J’ai parfois été un peu agacé de voir le rythme trépidant du match contre Sannoh être interrompu par un énième flashback. Mais après, encore une fois, il faut bien comprendre que c’est un choix intelligent, permettant de revenir avec plaisir au match et surtout de donner une épaisseur et une profondeur appréciables, permettant au manga originel de quitter son costume de shonen pour se vêtir d’une parure plus seinen (c’est aussi qu’entretemps, Real est passé par là).
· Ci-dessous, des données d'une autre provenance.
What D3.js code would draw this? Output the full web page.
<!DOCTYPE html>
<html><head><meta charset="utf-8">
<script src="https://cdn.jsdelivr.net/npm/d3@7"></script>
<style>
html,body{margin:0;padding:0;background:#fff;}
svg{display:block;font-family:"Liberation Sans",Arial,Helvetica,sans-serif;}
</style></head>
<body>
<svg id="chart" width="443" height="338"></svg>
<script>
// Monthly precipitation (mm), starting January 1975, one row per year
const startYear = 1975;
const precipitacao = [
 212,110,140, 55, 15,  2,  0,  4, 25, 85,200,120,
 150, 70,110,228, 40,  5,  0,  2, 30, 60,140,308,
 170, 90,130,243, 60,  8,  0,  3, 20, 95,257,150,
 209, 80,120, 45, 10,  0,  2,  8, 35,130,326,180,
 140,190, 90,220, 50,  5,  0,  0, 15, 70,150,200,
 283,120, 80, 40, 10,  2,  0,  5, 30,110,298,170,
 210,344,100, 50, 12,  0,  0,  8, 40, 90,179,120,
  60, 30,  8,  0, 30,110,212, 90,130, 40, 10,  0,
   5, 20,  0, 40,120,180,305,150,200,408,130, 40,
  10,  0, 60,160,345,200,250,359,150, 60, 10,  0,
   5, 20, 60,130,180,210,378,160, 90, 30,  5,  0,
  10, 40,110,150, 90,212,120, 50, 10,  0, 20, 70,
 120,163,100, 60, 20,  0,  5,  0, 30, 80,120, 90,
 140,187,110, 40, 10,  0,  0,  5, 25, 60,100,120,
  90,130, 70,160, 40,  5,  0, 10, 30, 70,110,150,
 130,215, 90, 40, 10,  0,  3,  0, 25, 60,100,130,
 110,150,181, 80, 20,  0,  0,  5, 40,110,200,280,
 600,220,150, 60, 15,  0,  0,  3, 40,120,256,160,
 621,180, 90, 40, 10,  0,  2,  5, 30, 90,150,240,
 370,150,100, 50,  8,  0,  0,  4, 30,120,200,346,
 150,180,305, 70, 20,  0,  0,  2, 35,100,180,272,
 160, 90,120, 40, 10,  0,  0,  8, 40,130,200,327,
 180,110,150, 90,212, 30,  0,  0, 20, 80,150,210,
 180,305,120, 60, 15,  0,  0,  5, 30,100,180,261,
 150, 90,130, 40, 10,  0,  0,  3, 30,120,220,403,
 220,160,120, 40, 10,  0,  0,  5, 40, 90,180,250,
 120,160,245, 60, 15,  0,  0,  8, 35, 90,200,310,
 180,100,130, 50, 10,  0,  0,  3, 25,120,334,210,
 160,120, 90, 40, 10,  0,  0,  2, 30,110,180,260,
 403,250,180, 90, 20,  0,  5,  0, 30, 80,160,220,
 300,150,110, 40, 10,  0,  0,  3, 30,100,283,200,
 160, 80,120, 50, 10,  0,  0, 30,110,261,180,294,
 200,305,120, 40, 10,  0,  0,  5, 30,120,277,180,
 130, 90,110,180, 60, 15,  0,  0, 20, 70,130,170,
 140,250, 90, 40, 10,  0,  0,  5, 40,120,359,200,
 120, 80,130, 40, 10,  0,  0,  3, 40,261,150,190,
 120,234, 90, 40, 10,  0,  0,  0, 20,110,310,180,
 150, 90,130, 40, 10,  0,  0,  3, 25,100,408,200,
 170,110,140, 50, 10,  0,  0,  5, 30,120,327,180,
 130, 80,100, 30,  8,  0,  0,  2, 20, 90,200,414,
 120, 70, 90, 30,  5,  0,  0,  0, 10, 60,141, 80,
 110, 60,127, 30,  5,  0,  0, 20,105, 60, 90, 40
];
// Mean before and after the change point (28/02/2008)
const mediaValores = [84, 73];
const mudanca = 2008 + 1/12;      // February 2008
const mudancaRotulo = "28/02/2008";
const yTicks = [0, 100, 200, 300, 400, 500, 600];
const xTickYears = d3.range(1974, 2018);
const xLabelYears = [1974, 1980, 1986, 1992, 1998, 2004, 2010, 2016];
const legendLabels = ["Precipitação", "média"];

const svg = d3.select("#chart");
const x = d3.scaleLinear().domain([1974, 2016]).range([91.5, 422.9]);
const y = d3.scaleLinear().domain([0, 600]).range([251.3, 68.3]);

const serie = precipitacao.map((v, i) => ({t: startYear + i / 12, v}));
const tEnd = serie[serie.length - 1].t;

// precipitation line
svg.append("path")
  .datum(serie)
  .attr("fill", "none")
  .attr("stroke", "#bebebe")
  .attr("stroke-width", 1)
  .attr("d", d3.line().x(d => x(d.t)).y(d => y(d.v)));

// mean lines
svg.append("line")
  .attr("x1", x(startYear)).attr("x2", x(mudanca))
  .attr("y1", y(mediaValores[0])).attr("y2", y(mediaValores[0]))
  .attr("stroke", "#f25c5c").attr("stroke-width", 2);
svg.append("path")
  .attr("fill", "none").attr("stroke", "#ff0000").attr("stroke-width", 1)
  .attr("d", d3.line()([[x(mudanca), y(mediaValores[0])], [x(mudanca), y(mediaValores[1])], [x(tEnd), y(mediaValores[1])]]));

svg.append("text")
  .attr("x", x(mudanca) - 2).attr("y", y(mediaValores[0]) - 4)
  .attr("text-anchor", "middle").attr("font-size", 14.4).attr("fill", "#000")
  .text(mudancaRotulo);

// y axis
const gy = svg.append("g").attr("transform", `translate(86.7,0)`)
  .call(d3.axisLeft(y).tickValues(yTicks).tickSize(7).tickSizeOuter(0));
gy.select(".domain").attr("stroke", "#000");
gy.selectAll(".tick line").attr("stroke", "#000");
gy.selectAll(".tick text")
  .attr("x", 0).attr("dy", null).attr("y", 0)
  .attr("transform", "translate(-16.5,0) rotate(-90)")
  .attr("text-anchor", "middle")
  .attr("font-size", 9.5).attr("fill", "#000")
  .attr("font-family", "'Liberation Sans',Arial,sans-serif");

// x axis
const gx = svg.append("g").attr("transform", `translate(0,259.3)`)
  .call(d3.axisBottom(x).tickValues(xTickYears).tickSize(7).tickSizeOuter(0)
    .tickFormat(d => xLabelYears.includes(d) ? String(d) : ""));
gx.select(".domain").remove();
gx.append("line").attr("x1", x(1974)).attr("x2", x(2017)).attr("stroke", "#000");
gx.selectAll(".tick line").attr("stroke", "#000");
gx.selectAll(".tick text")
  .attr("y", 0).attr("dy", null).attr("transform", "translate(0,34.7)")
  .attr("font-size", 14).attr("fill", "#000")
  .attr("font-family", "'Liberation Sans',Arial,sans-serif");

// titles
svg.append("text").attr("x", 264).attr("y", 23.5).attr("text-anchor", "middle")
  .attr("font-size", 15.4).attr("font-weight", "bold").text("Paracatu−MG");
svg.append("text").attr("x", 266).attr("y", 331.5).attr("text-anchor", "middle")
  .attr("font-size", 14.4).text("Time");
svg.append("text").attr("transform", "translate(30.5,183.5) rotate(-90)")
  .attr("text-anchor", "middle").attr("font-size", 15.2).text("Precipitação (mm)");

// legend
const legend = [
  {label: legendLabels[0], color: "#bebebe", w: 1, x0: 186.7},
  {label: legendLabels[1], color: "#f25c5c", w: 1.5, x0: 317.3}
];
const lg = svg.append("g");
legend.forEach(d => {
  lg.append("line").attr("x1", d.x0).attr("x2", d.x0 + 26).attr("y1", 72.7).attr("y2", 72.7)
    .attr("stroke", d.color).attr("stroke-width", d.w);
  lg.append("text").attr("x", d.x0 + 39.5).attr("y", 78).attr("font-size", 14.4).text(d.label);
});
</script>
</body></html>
Et puis, pour le spectateur qui ne connaîtrait rien au phénomène Slam Dunk, c’est peut-être l’assurance de se dire : « Bordel ! Mais c’est quoi ce manga ? C’est génial en fait, il faut que je le lise ! »

Ici, je reconnais : moi qui n’ai pas lu le manga (mais qui s’est enquillé l’intégralité de la série TV ainsi que les autres films), je suis allé inspecter la bibliothèque de mon fils cadet afin de lui chourer les premiers tomes histoire de sentir de nouveau la sueur des vestiaires et laisser l’imagination entendre le bruit si appréciable (j’ai eu autrefois traîné mes baskets sur le terrain lors de sept années en club) du rebond du ballon sur le parquet.
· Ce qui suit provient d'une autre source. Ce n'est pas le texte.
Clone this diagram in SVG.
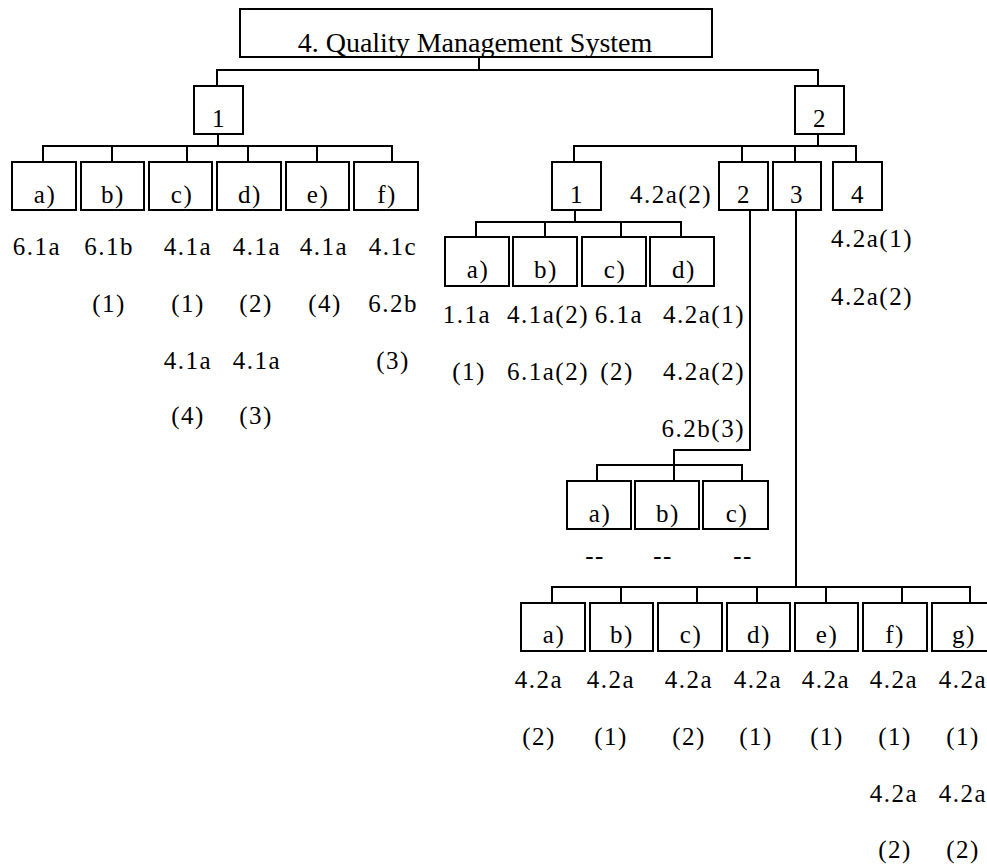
<svg xmlns="http://www.w3.org/2000/svg" width="987" height="865" viewBox="0 0 987 865">
<style>
rect{fill:#fff;stroke:#000;stroke-width:2}
.c path{fill:none;stroke:#000;stroke-width:2}
text{font-family:"Liberation Serif","Times New Roman",serif;font-size:25px;fill:#000;text-anchor:middle;letter-spacing:1.5px}
.t{font-size:28px;letter-spacing:0}
.e{text-anchor:end}
</style>
<rect x="0" y="0" width="987" height="865" style="stroke:none"/>
<g class="c" id="connectors">
<path d="M479,57V70M217,86V70H818V86"/>
<path d="M218,134V146M43,162V146H392V162M112,146V162M187,146V162M248,146V162M317,146V162"/>
<path d="M818,134V146M574,162V146H856V162M742,146V162M795,146V162"/>
<path d="M575,210V222M476,237V222H681V237M545,222V237M621,222V237"/>
<path d="M750,207V450H674V465M597,481V465H742V481M674,465V481"/>
<path d="M796,207V587M552,603V587H970V603M621,587V603M697,587V603M757,587V603M826,587V603M902,587V603"/>
</g>
<g id="root"><rect x="240" y="9" width="472" height="48"/><text class="t" x="475" y="52">4. Quality Management System</text></g>
<g id="n1"><rect x="194" y="86" width="49" height="48"/><text x="219" y="127">1</text></g>
<g id="n2"><rect x="795" y="86" width="49" height="48"/><text x="820" y="127">2</text></g>
<g id="n1a"><rect x="12" y="162" width="64" height="48"/><text x="45" y="203">a)</text><text x="37" y="255">6.1a</text></g>
<g id="n1b"><rect x="81" y="162" width="63" height="48"/><text x="113" y="203">b)</text><text x="109" y="255">6.1b</text><text x="109" y="312">(1)</text></g>
<g id="n1c"><rect x="149" y="162" width="63" height="48"/><text x="182" y="203">c)</text><text x="188" y="255">4.1a</text><text x="188" y="312">(1)</text><text x="188" y="369">4.1a</text><text x="188" y="424">(4)</text></g>
<g id="n1d"><rect x="217" y="162" width="64" height="48"/><text x="250" y="203">d)</text><text x="257" y="255">4.1a</text><text x="256" y="312">(2)</text><text x="257" y="369">4.1a</text><text x="256" y="424">(3)</text></g>
<g id="n1e"><rect x="286" y="162" width="63" height="48"/><text x="318" y="203">e)</text><text x="324" y="255">4.1a</text><text x="325" y="312">(4)</text></g>
<g id="n1f"><rect x="354" y="162" width="64" height="48"/><text x="387" y="203">f)</text><text x="393" y="255">4.1c</text><text x="393" y="312">6.2b</text><text x="393" y="369">(3)</text></g>
<g id="n21"><rect x="552" y="162" width="49" height="48"/><text x="577" y="203">1</text></g>
<g id="n21a"><rect x="445" y="237" width="64" height="49"/><text x="478" y="278">a)</text><text x="467" y="323">1.1a</text><text x="469" y="380">(1)</text></g>
<g id="n21b"><rect x="513" y="237" width="64" height="49"/><text x="546" y="278">b)</text><text x="548" y="323">4.1a(2)</text><text x="548" y="380">6.1a(2)</text></g>
<g id="n21c"><rect x="582" y="237" width="64" height="49"/><text x="615" y="278">c)</text><text x="619" y="323">6.1a</text><text x="617" y="380">(2)</text></g>
<g id="n21d"><rect x="650" y="237" width="64" height="49"/><text x="684" y="278">d)</text><text class="e" x="745" y="323">4.2a(1)</text><text class="e" x="745" y="380">4.2a(2)</text><text class="e" x="745" y="437">6.2b(3)</text></g>
<g id="n22"><rect x="719" y="162" width="49" height="48"/><text x="744" y="203">2</text><text x="671" y="203">4.2a(2)</text></g>
<g id="n22a"><rect x="567" y="481" width="64" height="48"/><text x="600" y="522">a)</text><text x="595" y="564">--</text></g>
<g id="n22b"><rect x="635" y="481" width="64" height="48"/><text x="668" y="522">b)</text><text x="663" y="564">--</text></g>
<g id="n22c"><rect x="703" y="481" width="65" height="48"/><text x="737" y="522">c)</text><text x="743" y="564">--</text></g>
<g id="n23"><rect x="773" y="162" width="48" height="48"/><text x="797" y="203">3</text></g>
<g id="n23a"><rect x="521" y="603" width="64" height="48"/><text x="554" y="643">a)</text><text x="539" y="688">4.2a</text><text x="539" y="745">(2)</text></g>
<g id="n23b"><rect x="590" y="603" width="63" height="48"/><text x="622" y="643">b)</text><text x="611" y="688">4.2a</text><text x="611" y="745">(1)</text></g>
<g id="n23c"><rect x="658" y="603" width="64" height="48"/><text x="691" y="643">c)</text><text x="689" y="688">4.2a</text><text x="689" y="745">(2)</text></g>
<g id="n23d"><rect x="727" y="603" width="63" height="48"/><text x="759" y="643">d)</text><text x="758" y="688">4.2a</text><text x="756" y="745">(1)</text></g>
<g id="n23e"><rect x="795" y="603" width="63" height="48"/><text x="827" y="643">e)</text><text x="826" y="688">4.2a</text><text x="827" y="745">(1)</text></g>
<g id="n23f"><rect x="863" y="603" width="64" height="48"/><text x="895" y="643">f)</text><text x="894" y="688">4.2a</text><text x="895" y="745">(1)</text><text x="894" y="802">4.2a</text><text x="895" y="858">(2)</text></g>
<g id="n23g"><rect x="932" y="603" width="64" height="48"/><text x="964" y="643">g)</text><text x="963" y="688">4.2a</text><text x="963" y="745">(1)</text><text x="963" y="802">4.2a</text><text x="963" y="858">(2)</text></g>
<g id="n24"><rect x="833" y="162" width="49" height="48"/><text x="858" y="203">4</text><text x="872" y="247">4.2a(1)</text><text x="872" y="305">4.2a(2)</text></g>
</svg>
J’ignore de quoi l’avenir d’Inoue sera fait mais franchement, après son passage à vide lié à Vagabond, voilà de quoi être pleinement rassuré. Et, alors qu’Otomo annonce un improbable retour au manga (on reste méfiant après le pétard mouillé de son annonce d’Akira en série TV) et que Toriyama vient de disparaître, rappelant combien la deuxième partie de sa carrière a quelque peu été phagocytée par le monstre massmedia boursouflé qu’était devenu Dragon Ball Z, ça fait plaisir de voir un des héros de l’âge d’or du Shonen Jump revenir en force et montrer de manière éclatante qu’il n’est pas mort, loins s’en faut.